Hydroélectricité, géothermie, biogaz et hydrogène, étaient les grands oubliés de ce texte se focalisant majoritairement sur l’installation des grands parcs éoliens, notamment en mer, et photovoltaïques ; c’est donc à la marge que quelques mesures de simplification ont été introduites en la matière.

Mais à quand une stratégie nationale globale pour l’énergie et le climat ?

La crise énergétique que nous traversons a mis en évidence l’urgence pour notre pays de se doter d’une stratégie pour l’énergie et le climat. La France est en retard dans ce domaine, en particulier dans le développement des énergies renouvelables, et il convient d’accélérer cette transition. C’est un enjeu de souveraineté nationale, mais aussi un impératif écologique.

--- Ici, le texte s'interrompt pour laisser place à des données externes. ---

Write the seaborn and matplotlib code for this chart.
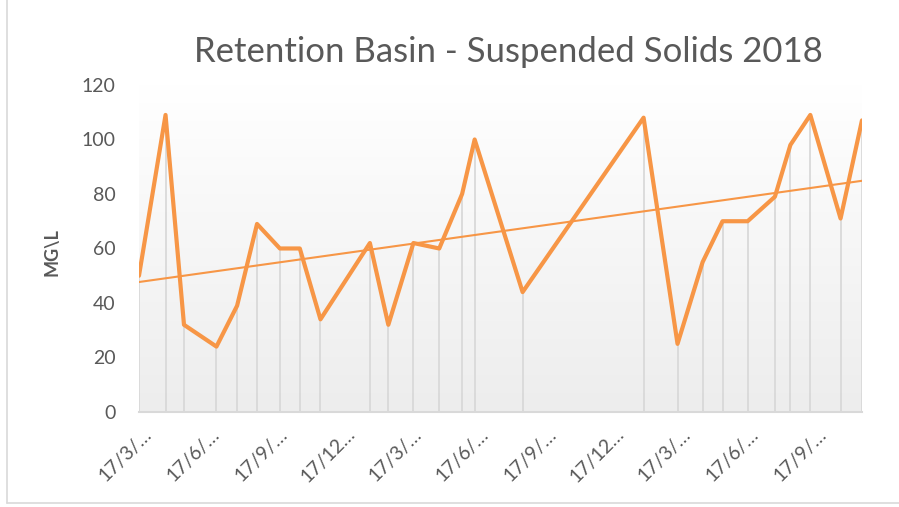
import numpy as np
import pandas as pd
import matplotlib
matplotlib.use("Agg")
import matplotlib.pyplot as plt
import matplotlib.dates as mdates
from matplotlib.colors import LinearSegmentedColormap
from matplotlib.lines import Line2D
from matplotlib.transforms import ScaledTranslation
import seaborn as sns

# sampling dates and suspended solids (mg/L)
sample_dates = [
    "2016-03-17", "2016-04-22", "2016-05-17", "2016-06-30", "2016-07-28",
    "2016-08-24", "2016-09-24", "2016-10-21", "2016-11-18", "2017-01-24",
    "2017-02-18", "2017-03-24", "2017-04-28", "2017-05-29", "2017-06-15",
    "2017-08-19", "2018-01-30", "2018-03-17", "2018-04-20", "2018-05-17",
    "2018-06-20", "2018-07-27", "2018-08-17", "2018-09-13", "2018-10-24",
    "2018-11-22",
]
solids = [50, 109, 32, 24, 39, 69, 60, 60, 34, 62, 32, 62, 60, 80, 100,
          44, 108, 25, 55, 70, 70, 79, 98, 109, 71, 107]

tick_dates = [
    "2016-03-17", "2016-06-17", "2016-09-17", "2016-12-17",
    "2017-03-17", "2017-06-17", "2017-09-17", "2017-12-17",
    "2018-03-17", "2018-06-17", "2018-09-17",
]
tick_labels = ["17/3/…", "17/6/…", "17/9/…", "17/12…",
               "17/3/…", "17/6/…", "17/9/…", "17/12…",
               "17/3/…", "17/6/…", "17/9/…"]
y_ticks = [0, 20, 40, 60, 80, 100, 120]

ORANGE = "#F79646"
GREY_TXT = "#595959"

df = pd.DataFrame({"date": pd.to_datetime(sample_dates), "mg_l": solids})
df["x"] = mdates.date2num(df["date"])

sns.set_theme(style="white")
plt.rcParams["font.family"] = ["Lato", "DejaVu Sans"]

fig = plt.figure(figsize=(8.99, 5.07), dpi=100)
ax = fig.add_axes([0.1546, 0.1874, 0.8042, 0.6450])

x0, x1 = df["x"].min(), df["x"].max()

# plot-area gradient (white at top, light grey at bottom)
grad = np.linspace(0, 1, 256).reshape(-1, 1)
bg = LinearSegmentedColormap.from_list("bg", ["#ffffff", "#ededed"])
ax.imshow(grad, cmap=bg, extent=[x0, x1, 0, 120], aspect="auto", zorder=0)

# drop lines
ax.vlines(df["x"], 0, df["mg_l"], color="#d9d9d9", lw=1.3, zorder=1)

# linear trendline
sns.regplot(data=df, x="x", y="mg_l", scatter=False, ci=None, truncate=True,
            line_kws=dict(color=ORANGE, lw=1.5, zorder=2), ax=ax)

sns.lineplot(data=df, x="x", y="mg_l", color=ORANGE, lw=3, zorder=3, ax=ax)

ax.set_xlim(x0, x1)
ax.set_ylim(0, 120)
ax.set_xlabel("")
ax.set_ylabel("")

for s in ["top", "right", "left"]:
    ax.spines[s].set_visible(False)
ax.spines["bottom"].set_color("#d9d9d9")
ax.spines["bottom"].set_linewidth(1.5)

ax.set_yticks(y_ticks)
ax.set_yticklabels([str(v) for v in y_ticks], color=GREY_TXT, fontsize=14)
ax.tick_params(axis="y", length=0, pad=17)

ax.set_xticks(mdates.date2num(pd.to_datetime(tick_dates)))
ax.set_xticklabels(tick_labels, rotation=45, ha="right", va="center",
                   rotation_mode="anchor", color=GREY_TXT, fontsize=14)
ax.tick_params(axis="x", length=0, pad=14)
shift = ScaledTranslation(10 / 100, 0, fig.dpi_scale_trans)
for lab in ax.get_xticklabels():
    lab.set_transform(lab.get_transform() + shift)

fig.text(0.566, 0.897, "Retention Basin - Suspended Solids 2018",
         ha="center", va="center", fontsize=25, color=GREY_TXT)
fig.text(0.058, 0.503, "MG\\L", rotation=90, ha="center", va="center",
         fontsize=13, fontweight="bold", color=GREY_TXT)

# chart border (left and bottom edges visible in the crop)
fig.add_artist(Line2D([7 / 899, 7 / 899], [4 / 507, 1], transform=fig.transFigure,
                      color="#d9d9d9", lw=1.2))
fig.add_artist(Line2D([7 / 899, 1], [4 / 507, 4 / 507], transform=fig.transFigure,
                      color="#d9d9d9", lw=1.2))

fig.savefig("out.png", dpi=100)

Si le conflit ukrainien accentue nos difficultés, force est de souligner que le manque d’anticipation du gouvernement en matière de planification énergétique et écologique est aussi à l’origine des tensions sur nos capacités de production d’électricité. Beaucoup de temps a été perdu depuis 5 ans et on s’interroge sur le calendrier législatif qui met la charrue avant les bœufs !

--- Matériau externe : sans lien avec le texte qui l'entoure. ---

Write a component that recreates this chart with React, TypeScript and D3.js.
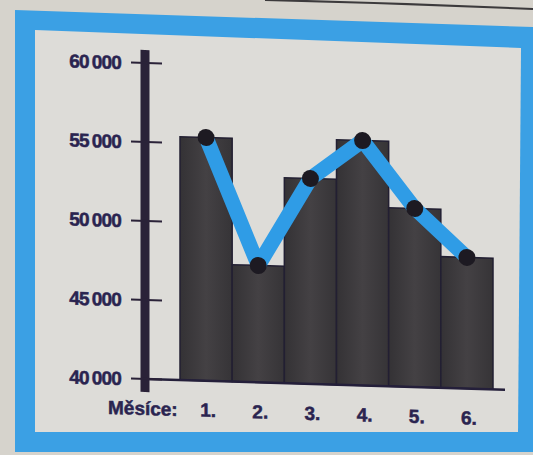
import React from "react";
import * as d3 from "d3";

const months = ["1.", "2.", "3.", "4.", "5.", "6."];
const values = [55400, 47400, 53000, 55500, 51300, 48300];
const yTicks = [40000, 45000, 50000, 55000, 60000];
const xTitle = "Měsíce:";

const W = 533;
const H = 455;
const AXIS_X = 145;
const SKEW = 1.7;

export default function App() {
  const y = d3.scaleLinear().domain([40000, 60000]).range([379, 63]);
  const x = d3.scaleBand<string>().domain(months).range([180, 493]).padding(0);
  const cx = (i: number) => (x(months[i]) as number) + x.bandwidth() / 2;
  const line = d3
    .line<number>()
    .x((_, i) => cx(i))
    .y((d) => y(d));
  const fmt = (v: number) => d3.format(",")(v).replace(",", "\u2009");
  const font = "'Liberation Sans', Arial, sans-serif";
  const ink = "#2a2450";

  return (
    <svg
      width={W}
      height={H}
      viewBox={`0 0 ${W} ${H}`}
      style={{ position: "absolute", left: 0, top: 0 }}
    >
      <defs>
        <linearGradient id="barg" x1="0" x2="1" y1="0" y2="0">
          <stop offset="0" stopColor="#343235" />
          <stop offset="0.5" stopColor="#444144" />
          <stop offset="1" stopColor="#363437" />
        </linearGradient>
      </defs>
      <rect x={0} y={0} width={W} height={H} fill="#d6d3cc" />
      <path d="M265,0 Q400,3 533,9" fill="none" stroke="#3c3a3c" strokeWidth={2} />
      <polygon points="15,10 533,27 533,452 15,452" fill="#3ba0e4" />
      <polygon points="35,30 521,48 518,432 35,432" fill="#dddcd8" />
      <g transform={`translate(${AXIS_X},0) skewY(${SKEW}) translate(${-AXIS_X},0)`}>
        {values.map((v, i) => (
          <rect
            key={i}
            x={x(months[i])}
            y={y(v)}
            width={x.bandwidth()}
            height={y(40000) - y(v)}
            fill="url(#barg)"
            stroke="#221f32"
            strokeWidth={1.5}
          />
        ))}
        <line x1={AXIS_X} x2={505} y1={y(40000)} y2={y(40000)} stroke="#241f3a" strokeWidth={2.5} />
        <rect x={AXIS_X - 4.5} y={50} width={9} height={342} fill="#2a2238" />
        {yTicks.map((t) => (
          <g key={t}>
            <line x1={131} x2={162} y1={y(t)} y2={y(t)} stroke="#2a2238" strokeWidth={2} />
            <text
              x={121}
              y={y(t)}
              dy="0.36em"
              textAnchor="end"
              fontFamily={font}
              fontWeight="bold"
              fontSize={19}
              letterSpacing={-0.8}
              fill={ink}
              stroke={ink}
              strokeWidth={0.5}
            >
              {fmt(t)}
            </text>
          </g>
        ))}
        <path
          d={line(values) as string}
          fill="none"
          stroke="#2f9ce6"
          strokeWidth={15}
          strokeLinejoin="round"
        />
        {values.map((v, i) => (
          <circle key={i} cx={cx(i)} cy={y(v)} r={8.5} fill="#1d1a22" />
        ))}
        <text
          x={108}
          y={415}
          fontFamily={font}
          fontWeight="bold"
          fontSize={19}
          fill={ink}
          stroke={ink}
          strokeWidth={0.5}
        >
          {xTitle}
        </text>
        {months.map((m, i) => (
          <text
            key={m}
            x={cx(i) + 2}
            y={415}
            textAnchor="middle"
            fontFamily={font}
            fontWeight="bold"
            fontSize={19}
            fill={ink}
            stroke={ink}
            strokeWidth={0.5}
          >
            {m}
          </text>
        ))}
      </g>
    </svg>
  );
}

En effet, au lieu de présenter une stratégie globale, le Gouvernement propose des mesures à la découpe et dans le désordre, sans cohérence entre elles : en parallèle de ce texte, un projet de loi sur le nucléaire a été soumis au Sénat, tandis qu’une loi de programmation pour l’énergie et le climat devrait être discutée prochainement, tout comme une programmation pluriannuelle de l’énergie.

Une accumulation de dispositions qui nuit à la lisibilité de la politique gouvernementale en matière de transition énergétique.